Climbing is taking off, with children such as 12-year-old Safety Harbor resident McCullough Shriver helping it become the fastest-growing "extreme'' sport in the United States.

By TERRY TOMALIN

© St. Petersburg Times, published August 3, 2001


Climbing is taking off, with children such as 12-year-old Safety Harbor resident McCullough Shriver helping it become the fastest-growing "extreme" sport in the United States.

Kids love to climb. Couches, rocks, trees -- it doesn't matter, as long as it gets them off the ground.

"They are naturals," Sarah Diamond, a coach at Vertical Ventures Climbing Camp in Tampa, said. "Climbing works the body and mind. Like chess, you have to use your head."

Children are particularly adept at what is being heralded as the fastest-growing "extreme" sport in America. And with the fickle weather of recent weeks, it may be time to send your youngsters "indoors" to burn off summer energy before school starts.

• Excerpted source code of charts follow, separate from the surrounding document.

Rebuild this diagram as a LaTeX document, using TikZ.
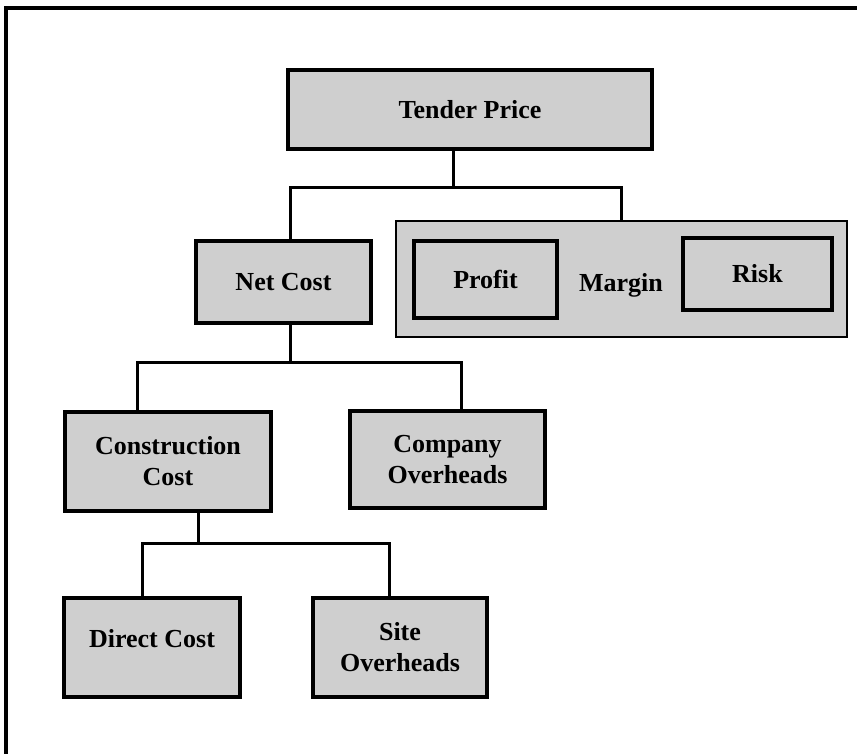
\documentclass[tikz,border=0pt]{standalone}
\usepackage{fontspec}
\setmainfont{Liberation Serif}
\usepackage{tikz}
\usepackage{xcolor}

\begin{document}
\begin{tikzpicture}[x=1pt, y=-1pt, font=\fontsize{26}{31}\selectfont\bfseries,
    box/.style={draw, line width=3.5pt, fill=black!19, align=center, inner sep=0pt},
    link/.style={line width=3pt}]
  \useasboundingbox (0,0) rectangle (857,753);
  % === Ramecek ===
  \draw[line width=3.5pt] (6,760) -- (6,8) -- (865,8);
  % === Uzly ===
  \node[box, minimum width=364, minimum height=79] (tender) at (470,109.5) {Tender Price};
  \node[box, minimum width=175, minimum height=82] (netcost) at (283.5,282) {Net Cost};
  \node[box, line width=2pt, minimum width=451, minimum height=116, text height=26pt, text depth=2pt] (margin) at (621,279) {Margin};
  \node[box, minimum width=143, minimum height=77] (profit) at (485.5,279.5) {Profit};
  \node[box, minimum width=149, minimum height=72] (risk) at (757.5,274) {Risk};
  \node[box, minimum width=206, minimum height=99] (conscost) at (168,461.5) {Construction\\Cost};
  \node[box, minimum width=195, minimum height=97] (compover) at (447.5,459.5) {Company\\Overheads};
  \node[box, minimum width=176, minimum height=99, text height=18pt, text depth=18pt] (directcost) at (152,647.5) {Direct Cost};
  \node[box, minimum width=174, minimum height=99] (siteover) at (400,647.5) {Site\\Overheads};
  % === Spojnice ===
  \coordinate (tjoin) at (453,187);
  \coordinate (njoin) at (290,362);
  \coordinate (cjoin) at (198,543);
  \draw[link] (tjoin |- tender.south) -- (tjoin);
  \draw[link] ([xshift=6.5pt]netcost.north) |- (tjoin) -| (margin.north);
  \draw[link] (njoin |- netcost.south) -- (njoin);
  \draw[link] ([xshift=-31pt]conscost.north) |- (njoin) -| ([xshift=13.5pt]compover.north);
  \draw[link] (cjoin |- conscost.south) -- (cjoin);
  \draw[link] ([xshift=-10pt]directcost.north) |- (cjoin) -| ([xshift=-11pt]siteover.north);
\end{tikzpicture}
\end{document}
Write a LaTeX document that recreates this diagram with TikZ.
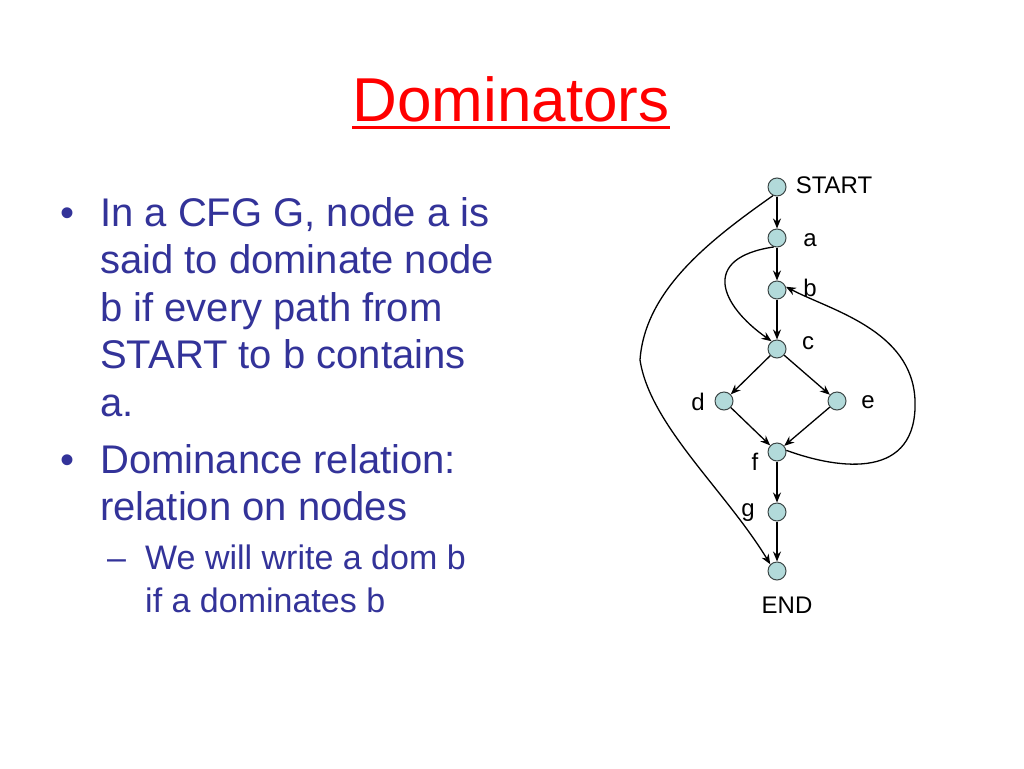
\documentclass[tikz,border=0pt]{standalone}
\usepackage{fontspec}
\setmainfont{Liberation Sans}
\usetikzlibrary{arrows.meta}
\definecolor{txtblue}{RGB}{51,51,153}
\definecolor{vfill}{RGB}{178,218,218}
\definecolor{vdraw}{RGB}{60,70,70}
\begin{document}
\begin{tikzpicture}[x=1pt,y=-1pt,
  vert/.style={circle,draw=vdraw,fill=vfill,line width=1pt,minimum size=18pt,inner sep=0pt},
  lbl/.style={font=\fontsize{24}{28}\selectfont,inner sep=0pt},
  edge/.style={line width=1.3pt,-{Stealth[length=10pt,width=8pt]}},
  body/.style={anchor=base west,inner sep=0pt,text=txtblue,font=\fontsize{40}{48}\selectfont},
  sub/.style={anchor=base west,inner sep=0pt,text=txtblue,font=\fontsize{34}{40}\selectfont}]
\useasboundingbox (0,0) rectangle (1024,768);
\fill[white] (0,0) rectangle (1024,768);
% title
\node[anchor=base,inner sep=0pt,text=red,font=\fontsize{62}{70}\selectfont] (title) at (511,121) {Dominators};
\draw[red,line width=3pt] ([yshift=-6pt]title.base west) -- ([yshift=-6pt]title.base east);
% bullets
\node[body] (b1) at (60,226) {•};
\node[body] (t1) at (100,226) {In a CFG G, node a is};
\node[body] (t2) at (100,273) {said to dominate node};
\node[body] (t3) at (100,321) {b if every path from};
\node[body] (t4) at (100,368) {START to b contains};
\node[body] (t5) at (100,416) {a.};
\node[body] (b2) at (60,473) {•};
\node[body] (t6) at (100,473) {Dominance relation:};
\node[body] (t7) at (100,520) {relation on nodes};
\node[sub] (b3) at (107,569) {–};
\node[sub] (t8) at (145,569) {We will write a dom b};
\node[sub] (t9) at (145,612) {if a dominates b};
% graph vertices
\node[vert] (S) at (777,187) {};
\node[vert] (a) at (777,238) {};
\node[vert] (b) at (777,290) {};
\node[vert] (c) at (777,349) {};
\node[vert] (d) at (724,401) {};
\node[vert] (e) at (837,401) {};
\node[vert] (f) at (777,452) {};
\node[vert] (g) at (777,512) {};
\node[vert] (E) at (777,571) {};
% labels
\node[lbl] (lS) at (834,185) {START};
\node[lbl] (la) at (810,240) {a};
\node[lbl] (lb) at (810,288) {b};
\node[lbl] (lc) at (808,343) {c};
\node[lbl] (ld) at (698,402) {d};
\node[lbl] (le) at (868,402) {e};
\node[lbl] (lf) at (755,462) {f};
\node[lbl] (lg) at (748,513) {g};
\node[lbl] (lE) at (787,605) {END};
% edges
\draw[edge] (S) -- (a);
\draw[edge] (a) -- (b);
\draw[edge] (b) -- (c);
\draw[edge] (c) -- (d);
\draw[edge] (c) -- (e);
\draw[edge] (d) -- (f);
\draw[edge] (e) -- (f);
\draw[edge] (f) -- (g);
\draw[edge] (g) -- (E);
\draw[edge] (a.250) .. controls (700,258) and (720,305) .. (c.125);
\draw[edge] (S.245) .. controls (710,240) and (645,290) .. (640,360) .. controls (650,425) and (725,490) .. (E.135);
\draw[edge] (f.10) .. controls (840,470) and (918,480) .. (915,400) .. controls (912,330) and (830,310) .. (b.20);
\end{tikzpicture}
\end{document}
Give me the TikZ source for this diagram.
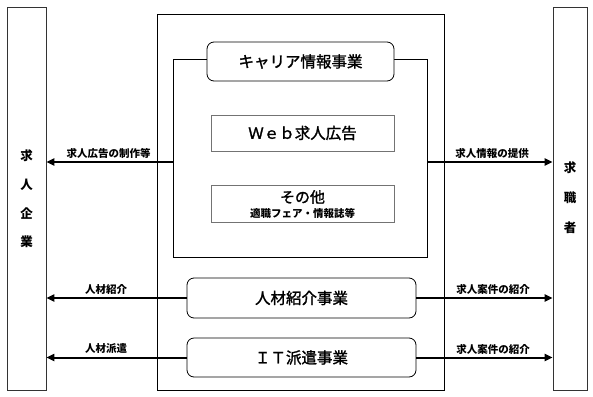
\documentclass[tikz,border=0pt]{standalone}
\usepackage{fontspec}
\newfontfamily\jp{Noto Sans CJK JP}
\newfontfamily\jpm[FakeBold=1.5]{Noto Sans CJK JP}
\usetikzlibrary{arrows.meta}
\begin{document}
\begin{tikzpicture}[x=1pt,y=-1pt,
  every node/.style={font=\jp},
  sidebox/.style={draw=black!80,line width=0.8pt,inner sep=0pt},
  bizbox/.style={draw,line width=0.8pt,rounded corners=7pt,fill=white,inner sep=0pt,font=\jpm\fontsize{15.5}{18}\selectfont},
  subbox/.style={draw=black!55,line width=0.7pt,inner sep=0pt},
  arr/.style={line width=2pt,-{Triangle[length=8pt,width=7pt]}},
  lab/.style={font=\jp\bfseries\fontsize{10.5}{12}\selectfont,inner sep=0pt}
]
\useasboundingbox (0,0) rectangle (593,396);
% side boxes
\node[sidebox,minimum width=39pt,minimum height=383pt] (kigyo) at (26.5,198.5) {};
\node[sidebox,minimum width=34pt,minimum height=383pt] (kyushoku) at (570,198.5) {};
\foreach \c/\yy in {求/156,人/185,企/214,業/242}
  \node[font=\jp\bfseries\fontsize{12.5}{14}\selectfont] at (kigyo.center |- 0,\yy) {\c};
\foreach \c/\yy in {求/168,職/198,者/228}
  \node[font=\jp\bfseries\fontsize{12.5}{14}\selectfont] at (kyushoku.center |- 0,\yy) {\c};
% outer central box
\node[draw,line width=0.8pt,minimum width=287pt,minimum height=376pt,inner sep=0pt] (outer) at (300.5,202) {};
% career frame
\node[draw,line width=0.8pt,minimum width=254pt,minimum height=198pt,inner sep=0pt] (frame) at (300,158) {};
\node[bizbox,minimum width=187pt,minimum height=39pt] (career) at (300.5,61.5) {キャリア情報事業};
\node[subbox,minimum width=183pt,minimum height=36pt,font=\jpm\fontsize{15.5}{18}\selectfont] (web) at (302.5,133) {Ｗｅｂ求人広告};
\node[subbox,minimum width=183pt,minimum height=37pt] (other) at (302.5,203.5) {};
\node[font=\jpm\fontsize{15}{17}\selectfont,inner sep=0pt] at (other.center |- 0,197) {その他};
\node[font=\jp\bfseries\fontsize{10.5}{12}\selectfont,inner sep=0pt] at (other.center |- 0,213) {適職フェア・情報誌等};
% business boxes
\node[bizbox,minimum width=229pt,minimum height=40pt] (jinzai) at (301.5,298) {人材紹介事業};
\node[bizbox,minimum width=229pt,minimum height=39pt] (it) at (301.5,357.5) {ＩＴ派遣事業};
% arrows
\coordinate (yA) at (0,162);
\draw[arr] (frame.west |- yA) -- (kigyo.east |- yA);
\draw[arr] (frame.east |- yA) -- (kyushoku.west |- yA);
\draw[arr] (jinzai.west) -- (kigyo.east |- jinzai.west);
\draw[arr] (jinzai.east) -- (kyushoku.west |- jinzai.east);
\draw[arr] (it.west) -- (kigyo.east |- it.west);
\draw[arr] (it.east) -- (kyushoku.west |- it.east);
% labels
\node[lab] (l1) at (108.5,153) {求人広告の制作等};
\node[lab] (l2) at (492,153) {求人情報の提供};
\node[lab] (l3) at (106,289) {人材紹介};
\node[lab] (l4) at (493,289) {求人案件の紹介};
\node[lab] (l5) at (106,349) {人材派遣};
\node[lab] (l6) at (493,349) {求人案件の紹介};
\end{tikzpicture}
\end{document}
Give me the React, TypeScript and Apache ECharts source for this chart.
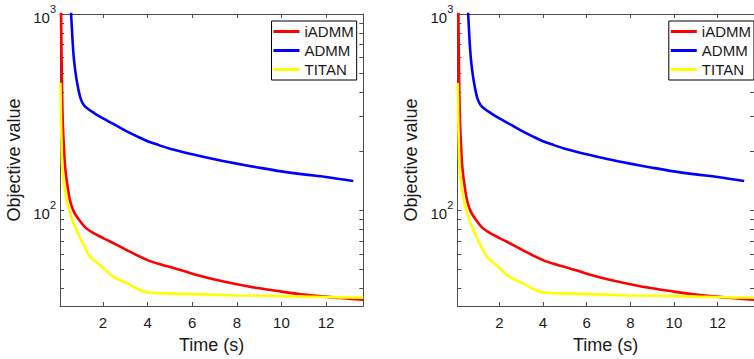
import React, { useEffect, useRef } from 'react';
import * as echarts from 'echarts';

// ---- data ----
const seriesNames = ['iADMM', 'ADMM', 'TITAN'];
const seriesColors = ['#ff0000', '#0000ff', '#ffff00'];

const iadmmTime = [0.1, 0.12, 0.15, 0.19, 0.25, 0.31, 0.42, 0.54, 0.7, 0.91, 1.2, 1.5, 1.8, 2.2, 2.7, 3.22, 3.97, 4.6, 5.2, 5.7, 6.2, 7.0, 8.0, 9.0, 10.0, 11.0, 11.9, 12.8, 13.67];
const iadmmObj = [2000, 1000, 500, 290, 205, 162, 130, 110, 98, 90, 82, 77.5, 74.3, 70.5, 66, 61.5, 56, 53, 50.8, 48.8, 46.9, 44.5, 42.1, 40.1, 38.6, 37.3, 36.4, 35.7, 35.1];

const admmTime = [0.56, 0.57, 0.6, 0.64, 0.7, 0.79, 0.9, 1.0, 1.13, 1.3, 1.6, 2.0, 2.5, 3.0, 3.5, 4.0, 4.5, 5.0, 6.0, 7.0, 8.0, 9.0, 10.0, 11.0, 12.0, 13.22];
const admmObj = [1200, 1000, 860, 710, 580, 481, 410, 370, 345, 330, 313, 294, 274, 255, 239, 225, 215, 206, 193, 182, 173, 165, 158, 152.5, 148, 141];

const titanTime = [0.09, 0.1, 0.11, 0.14, 0.17, 0.25, 0.39, 0.61, 0.91, 1.15, 1.43, 1.88, 2.33, 2.6, 2.85, 3.1, 3.45, 3.97, 4.5, 5.7, 8.0, 10.0, 11.9, 13.67];
const titanObj = [446, 380, 300, 220, 165, 135, 110, 90, 75, 66, 58, 52.5, 47, 45, 43.6, 42.5, 40.3, 38.3, 37.9, 37.6, 36.9, 36.6, 36.2, 35.9];

const xTicks = [2, 4, 6, 8, 10, 12];
const yTicks = [40, 50, 60, 70, 80, 90, 100, 200, 300, 400, 500, 600, 700, 800, 900, 1000];
const yLabelTicks = [100, 1000];

const xMin = 0.07;
const xMax = 13.67;
const yMin = 32.6;
const yMax = 1000;

const zip = (xs: number[], ys: number[]) => xs.map((x, i) => [x, ys[i]]);
const seriesData = [zip(iadmmTime, iadmmObj), zip(admmTime, admmObj), zip(titanTime, titanObj)];

const FONT = "'Liberation Sans', Arial, Helvetica, sans-serif";
const AXIS_COLOR = '#4d4d4d';
const TEXT_COLOR = '#1a1a1a';

export default function App() {
  const ref = useRef<HTMLDivElement>(null);

  useEffect(() => {
    document.body.style.margin = '0';
    if (!ref.current) return;
    const chart = echarts.init(ref.current, undefined, { renderer: 'svg' });

    const grids = [
      { left: 60, top: 14, width: 303.3, height: 293.3 },
      { left: 457.3, top: 14, width: 303.3, height: 293.3 },
    ];

    const xAxes: any[] = [];
    const yAxes: any[] = [];
    const series: any[] = [];
    const legends: any[] = [];
    const legendLefts = [271.5, 668.8];

    grids.forEach((_, gi) => {
      const lineStyle = { color: AXIS_COLOR, width: 1 };
      xAxes.push({
        type: 'value', gridIndex: gi, position: 'bottom', min: xMin, max: xMax,
        axisLine: { show: true, onZero: false, lineStyle },
        axisTick: { show: true, inside: true, length: 4, lineStyle, customValues: xTicks },
        axisLabel: { show: true, customValues: xTicks, margin: 9, fontSize: 15, fontFamily: FONT, color: TEXT_COLOR },
        splitLine: { show: false },
        name: 'Time (s)', nameLocation: 'middle', nameGap: 30,
        nameTextStyle: { fontSize: 18, fontFamily: FONT, color: TEXT_COLOR },
      });
      xAxes.push({
        type: 'value', gridIndex: gi, position: 'top', min: xMin, max: xMax,
        axisLine: { show: true, onZero: false, lineStyle },
        axisTick: { show: true, inside: true, length: 4, lineStyle, customValues: xTicks },
        axisLabel: { show: false },
        splitLine: { show: false },
      });
      yAxes.push({
        type: 'log', logBase: 10, gridIndex: gi, position: 'left', min: yMin, max: yMax,
        axisLine: { show: true, onZero: false, lineStyle },
        axisTick: { show: true, inside: true, length: 4, lineStyle, customValues: yTicks },
        axisLabel: {
          show: true, customValues: yLabelTicks, margin: 4, fontFamily: FONT, color: TEXT_COLOR,
          formatter: (v: number) => '{b|10}{s|' + Math.round(Math.log10(v)) + '}',
          rich: {
            b: { fontSize: 15, fontFamily: FONT, color: TEXT_COLOR, lineHeight: 22, verticalAlign: 'bottom' },
            s: { fontSize: 11, fontFamily: FONT, color: TEXT_COLOR, lineHeight: 22, verticalAlign: 'top' },
          },
        },
        splitLine: { show: false },
        name: 'Objective value', nameLocation: 'middle', nameGap: 37,
        nameTextStyle: { fontSize: 18, fontFamily: FONT, color: TEXT_COLOR },
      });
      yAxes.push({
        type: 'log', logBase: 10, gridIndex: gi, position: 'right', min: yMin, max: yMax,
        axisLine: { show: true, onZero: false, lineStyle },
        axisTick: { show: true, inside: true, length: 4, lineStyle, customValues: yTicks },
        axisLabel: { show: false },
        splitLine: { show: false },
      });

      seriesNames.forEach((name, si) => {
        series.push({
          type: 'line', name, xAxisIndex: gi * 2, yAxisIndex: gi * 2,
          data: seriesData[si], showSymbol: false, symbol: 'none', smooth: 0.35,
          lineStyle: { color: seriesColors[si], width: 2.6 },
          itemStyle: { color: seriesColors[si] },
          clip: true, z: si === 2 ? 3 : 2,
        });
      });

      legends.push({
        left: legendLefts[gi], top: 21, orient: 'vertical',
        data: seriesNames.map((n) => ({ name: n, icon: 'rect' })),
        itemWidth: 26, itemHeight: 3, itemGap: 4,
        textStyle: { fontSize: 15, fontFamily: FONT, color: TEXT_COLOR, lineHeight: 15 },
        borderColor: '#000', borderWidth: 1, backgroundColor: '#fff',
        padding: [3, 3, 3, 2], borderRadius: 0,
        selectedMode: false,
      });
    });

    chart.setOption({
      animation: false,
      backgroundColor: '#fff',
      grid: grids,
      xAxis: xAxes,
      yAxis: yAxes,
      series,
      legend: legends,
    });

    return () => chart.dispose();
  }, []);

  return <div ref={ref} style={{ position: 'fixed', left: 0, top: 0, width: 754, height: 359, overflow: 'hidden' }} />;
}
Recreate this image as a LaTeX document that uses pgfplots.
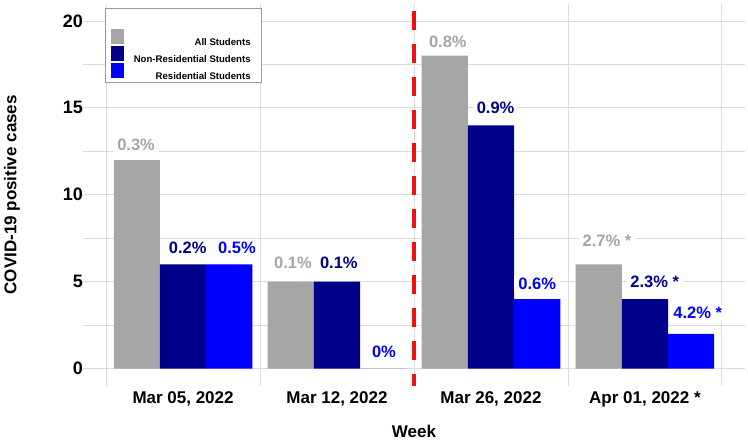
\documentclass[border=0pt]{standalone}
\usepackage{pgfplots}
\pgfplotsset{compat=1.18}
\usepackage{pgfplotstable}
\usepackage{fontspec}
\setmainfont{Liberation Sans}
\definecolor{cgray}{HTML}{A6A6A6}
\definecolor{cnavy}{HTML}{00008B}
\definecolor{cblue}{HTML}{0000FF}
\definecolor{cgrid}{HTML}{DCDCDC}
\definecolor{cred}{HTML}{EE1111}

\pgfplotstableread{
x all non res
1 12 6 6
2 5 5 0
3 18 14 4
4 6 4 2
}\cases

\pgfplotstableread[col sep=comma]{
xa,ya,la,xn,yn,ln,xr,yr,lr
0.695,12.9,0.3\%,1.03,6.95,0.2\%,1.35,6.95,0.5\%
1.714,6.1,0.1\%,2.012,6.1,0.1\%,2.305,0.98,0\%
2.72,18.8,0.8\%,3.03,15.0,0.9\%,3.30,4.85,0.6\%
3.753,7.35,2.7\%~*,4.064,5.0,2.3\%~*,4.343,3.22,4.2\%~*
}\labels

\begin{document}
\begin{tikzpicture}
\begin{axis}[
  scale only axis,
  width=662pt, height=382.4pt,
  xmin=0.35, xmax=4.65, ymin=-1, ymax=21,
  axis line style={draw=none},
  major tick length=0pt, minor tick length=0pt,
  xtick={1,2,3,4},
  xticklabels={{Mar 05, 2022}, {Mar 12, 2022}, {Mar 26, 2022}, {Apr 01, 2022 *}},
  extra x ticks={0.5,1.5,2.5,3.5,4.5},
  extra x tick labels={},
  extra x tick style={xmajorgrids=true},
  ytick={0,5,10,15,20},
  minor ytick={2.5,7.5,12.5,17.5},
  ymajorgrids, yminorgrids,
  major grid style={cgrid, line width=0.9pt},
  minor grid style={cgrid, line width=0.9pt},
  /pgf/number format/assume math mode=true,
  yticklabel style={font=\bfseries\fontsize{18}{18}\selectfont, xshift=3.5pt},
  xticklabel style={font=\bfseries\fontsize{17}{17}\selectfont, yshift=-2pt},
  xlabel={Week},
  ylabel={COVID-19 positive cases},
  xlabel style={font=\bfseries\fontsize{17}{17}\selectfont, at={(axis description cs:0.5,0)}, anchor=north, yshift=-36pt},
  ylabel style={font=\bfseries\fontsize{17}{17}\selectfont, at={(axis description cs:-0.10725,0.5)}, anchor=center},
  legend cell align=right,
  legend image code/.code={\fill[#1, draw=none] (0pt,-7.5pt) rectangle (13pt,7.5pt);},
  legend style={
    at={(axis description cs:0,1)}, anchor=north west, xshift=22pt, yshift=-4.5pt,
    draw=gray!80, line width=0.6pt, fill=white,
    inner xsep=5.5pt, inner ysep=3pt,
    column sep=10pt, row sep=0pt,
    font=\bfseries\fontsize{9.6}{10}\selectfont,
    nodes={inner sep=0pt, text height=17pt, text depth=-1pt},
  },
]
\addlegendimage{empty legend}
\addlegendentry{}

\addplot[ybar, bar width=0.3, bar shift=-0.3, fill=cgray, draw=none] table[x=x, y=all] {\cases};
\addlegendentry{All Students\kern5pt}
\addplot[ybar, bar width=0.3, bar shift=0, fill=cnavy, draw=none] table[x=x, y=non] {\cases};
\addlegendentry{Non-Residential Students\kern5pt}
\addplot[ybar, bar width=0.3, bar shift=0.3, fill=cblue, draw=none] table[x=x, y=res] {\cases};
\addlegendentry{Residential Students\kern5pt}

\addplot[forget plot, cred, line width=3.5pt, dash pattern=on 19pt off 14pt] coordinates {(2.5,20.6) (2.5,-1)};

\pgfplotsset{lblstyle/.style={forget plot, draw=none, mark=none, nodes near coords, point meta=explicit symbolic,
   nodes near coords style={anchor=center, fill=white, inner xsep=4pt, inner ysep=2pt, text=#1,
   font=\bfseries\fontsize{16.5}{17}\selectfont}}}
\addplot[lblstyle=cgray] table[x=xa, y=ya, meta=la] {\labels};
\addplot[lblstyle=cnavy] table[x=xn, y=yn, meta=ln] {\labels};
\addplot[lblstyle=cblue] table[x=xr, y=yr, meta=lr] {\labels};
\end{axis}
\pgfresetboundingbox
\useasboundingbox (-83pt,-60pt) rectangle (665pt,386pt);
\end{tikzpicture}
\end{document}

A decade ago, there were only a handful of climbing gyms in the United States. Today there are more than 1,500.

Vertical Ventures has countless routes up the wall for beginner, intermediate and advanced. Each route is marked with a different color tape denoting the difficulty from 1 to 6.

It is not how high a climbing wall is but how difficult it is to get to the top that matters. Good climbers will sit and study the wall before starting a climb and plan where they will place each hand and foot, which is why many participants characterize climbing as a "thinking sport."

"Climbing teaches kids how to think through problems," Diamond said. "It also promotes teamwork, because you always have somebody holding the rope."

Vertical Ventures Climbing Camp is available to ages 9 through 16. During the school year, the gym holds regular classes for all ages and skill levels.